Assessment of Clinical Nutrition Knowledge Amongst Newly Qualified Medical Doctors
David Mullins, John O'Grady, Orla Crosbie
Department of Gastroenterology, Cork University Hospital
Malnutrition refers to a deficiency, excess or imbalance of a wide range of nutrients, affecting body composition and function. Recognition and appropriate management leads to improved patient outcomes, regardless of presenting complaint. Clinical nutrition is a key part of overall disease prevention and management. While many patients and physicians often realise this intuitively, in clinical practice it is often inadequately addressed (1). Less than fifteen percent of American physicians, for example, feel capable of providing nutritional counselling to patients (2, 3).

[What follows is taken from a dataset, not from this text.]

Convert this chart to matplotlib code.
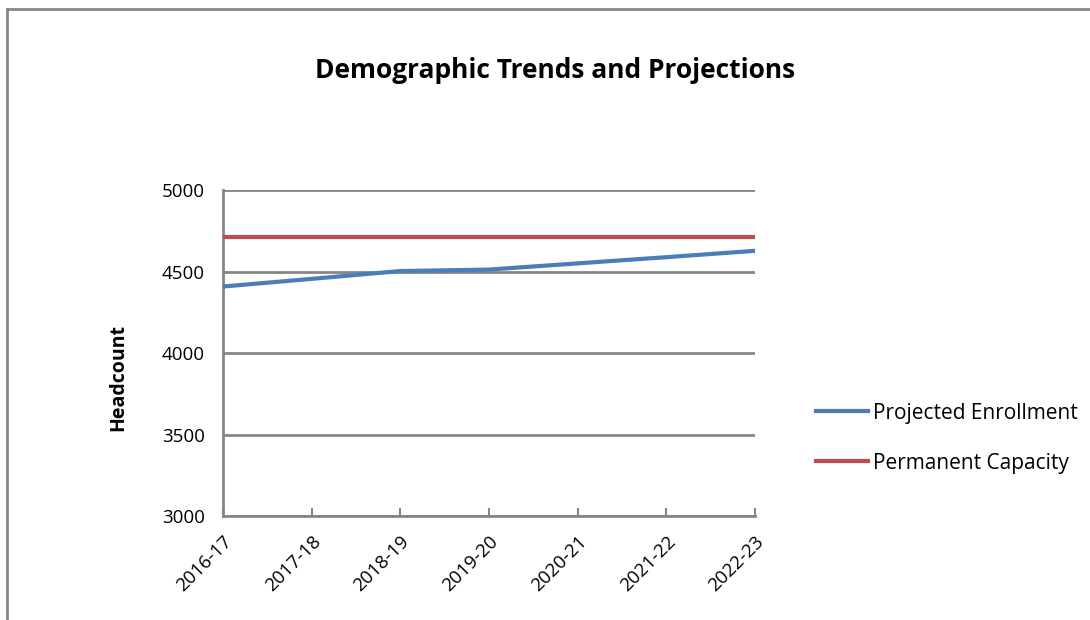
import matplotlib
matplotlib.use("Agg")
import matplotlib.pyplot as plt
from matplotlib.lines import Line2D

years = ["2016-17", "2017-18", "2018-19", "2019-20", "2020-21", "2021-22", "2022-23"]
enrollment = [4408, 4455, 4503, 4512, 4550, 4588, 4627]
capacity = [4713, 4713, 4713, 4713, 4713, 4713, 4713]

plt.rcParams['font.family'] = ['Open Sans', 'DejaVu Sans']

fig = plt.figure(figsize=(10.9, 6.2), dpi=100)
ax = fig.add_axes([0.2046, 0.1677, 0.488, 0.5258])

x = list(range(len(years)))
ax.plot(x, enrollment, color="#4a7ebb", lw=3, label="Projected Enrollment", zorder=3)
ax.plot(x, capacity, color="#be4b48", lw=3, label="Permanent Capacity", zorder=3)

ax.set_xlim(0, len(years) - 1)
ax.set_ylim(3000, 5000)
ax.set_yticks([3000, 3500, 4000, 4500, 5000])
ax.yaxis.grid(True, color="#868686", lw=2)
ax.set_axisbelow(True)
for s in ["top", "right"]:
    ax.spines[s].set_visible(False)
for s in ["left", "bottom"]:
    ax.spines[s].set_color("#868686")
    ax.spines[s].set_linewidth(2)

ax.set_xticks(x)
ax.set_xticklabels(years, rotation=45, ha="right", rotation_mode="anchor", fontsize=13.5)
ax.tick_params(axis="x", direction="in", length=6, width=1.5, color="#868686", pad=12)
ax.tick_params(axis="y", length=0, labelsize=13.5, pad=13)

ax.set_ylabel("Headcount", fontsize=14, fontweight="bold")
ax.yaxis.set_label_coords(-0.178, 0.426)
fig.text(0.509, 0.887, "Demographic Trends and Projections", ha="center", va="center",
         fontsize=19, fontweight="bold")

ax.legend(loc="center left", bbox_to_anchor=(1.115, 0.239), frameon=False, fontsize=15,
          handlelength=2.5, handletextpad=0.25, labelspacing=1.4,
          borderaxespad=0, borderpad=0)

# outer chart border (only top and left visible in the crop)
fig.add_artist(Line2D([0.006, 1.0], [0.986, 0.986], color="#868686", lw=2, transform=fig.transFigure))
fig.add_artist(Line2D([0.006, 0.006], [0.0, 0.986], color="#868686", lw=2, transform=fig.transFigure))

fig.savefig("out.png", dpi=100)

We conducted an audit to assess clinical nutrition knowledge of newly qualified doctors in our hospitals to determine the level of understanding of nutritional practices relevant to physicians.

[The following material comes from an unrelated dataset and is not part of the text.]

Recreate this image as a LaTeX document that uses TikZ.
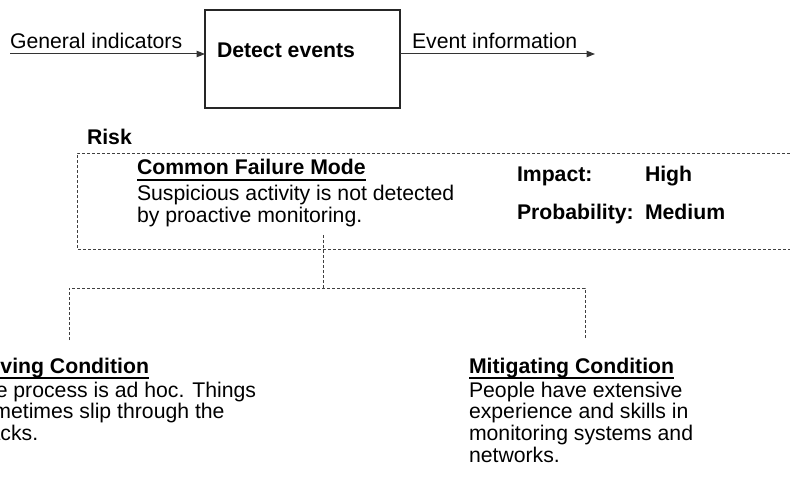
\documentclass[tikz,border=0pt]{standalone}
\usepackage{fontspec}
\setmainfont{Liberation Sans}
\usetikzlibrary{arrows.meta}
\begin{document}
\begin{tikzpicture}[x=1bp,y=-1bp,
  every node/.style={inner sep=0pt, outer sep=0pt, anchor=base west, text=black,
    font=\fontsize{21.3}{22}\selectfont},
  bold/.style={font=\fontsize{21.3}{22}\selectfont\bfseries},
  procbox/.style={draw=black!85, line width=1.2bp, anchor=north west,
    minimum width=195bp, minimum height=98bp},
  flow/.style={draw=black!80, line width=1bp, -{Triangle[length=8.5bp,width=6.5bp]}},
  dashline/.style={draw=black!75, line width=0.9bp, dash pattern=on 3bp off 2bp},
  ubar/.style={draw=black, line width=1.8bp}]
\useasboundingbox (0,0) rectangle (790,477);

% process box with its input and output
\node[procbox] (proc) at (205,10) {};
\node[bold] (proclabel) at (217,58) {Detect events};
\coordinate (inStart) at (10,54);
\coordinate (outEnd) at (595,54);
\node (inlabel) at (10,49) {General indicators};
\node (outlabel) at (412,49) {Event information};
\draw[flow] (inStart) -- (proc.west |- inStart);
\draw[flow] (proc.east |- outEnd) -- (outEnd);

% risk statement
\node[bold] (risk) at (87,145) {Risk};
\draw[dashline] (800,153) -- (77,153) -- (77,249) -- (800,249);
\node[bold] (cfm) at (137,175) {Common Failure Mode};
\draw[ubar] ([yshift=-5bp]cfm.base west) -- ([yshift=-5bp]cfm.base east);
\node (cfmtext) at (137,201) {\begin{tabular}[t]{@{}l@{}}Suspicious activity is not detected\\by proactive monitoring.\end{tabular}};
\node[bold] (impact) at (517,182) {Impact:};
\node[bold] (impactval) at (645,182) {High};
\node[bold] (prob) at (517,220) {Probability:};
\node[bold] (probval) at (645,220) {Medium};

% branches to the conditions
\coordinate (riskFoot) at (323,235);
\coordinate (fork) at (323,288);
\coordinate (leftTop) at (69,288);
\coordinate (leftEnd) at (69,340);
\coordinate (rightTop) at (585,288);
\coordinate (rightEnd) at (585,340);
\draw[dashline] (riskFoot) -- (fork);
\draw[dashline] (leftEnd) -- (leftTop) -- (rightTop) -- (rightEnd);

% driving condition
\node[bold] (drv) at (-29,373) {Driving Condition};
\draw[ubar] ([yshift=-5bp]drv.base west) -- ([yshift=-5bp]drv.base east);
\node (drvtext) at (-29,397) {\begin{tabular}[t]{@{}l@{}}The process is ad hoc. Things\\sometimes slip through the\\cracks.\end{tabular}};

% mitigating condition
\node[bold] (mit) at (469,373) {Mitigating Condition};
\draw[ubar] ([yshift=-5bp]mit.base west) -- ([yshift=-5bp]mit.base east);
\node (mittext) at (469,397) {\begin{tabular}[t]{@{}l@{}}People have extensive\\experience and skills in\\monitoring systems and\\networks.\end{tabular}};
\end{tikzpicture}
\end{document}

First year qualified doctors were asked to complete a 21 question questionnaire assessing knowledge on nutrition at organised teaching sessions across multiple sites. 11 clinical and 10 theoretical questions were devised. All completed questionnaires were corrected and assessed for inclusion.
32 questionnaires were suitable for analysis. The average age was 26 (range 23- 32). The average score was 10.16/21 (48.36%) (range 5- 15). There was a wide variation in individual answers. For example, 31/32 knew BMI units, while nobody answered correctly for initial NG tube placement assessment. Clinical question average was 4.53/11 (41%) and theoretical question average 5.63/10 (56%) (p=0.005).
An understanding of clinical nutrition has an important impact on management of chronic conditions such as cancer, diabetes and obstructive airway disease. It influences effective prevention of malnourished states. Suboptimal training may account for physician’s lack of confidence and competence in providing necessary nutritional support (1). Our audit suggests newly qualified doctors knowledge of nutrition, as well as application of its clinical uses, is suboptimal. This may reflect under resourced or undervalued teaching time, in keeping with known research (1, 3, 4), but further study is required to elucidate this. There is a clear need for dedicated education on malnutrition prevention and management at medical schools and healthcare facilities. Optimising nutrition improves clinical outcomes for both acute and chronic conditions (3), as well as reducing length of hospital stay and warrants more focused education for and from physicians.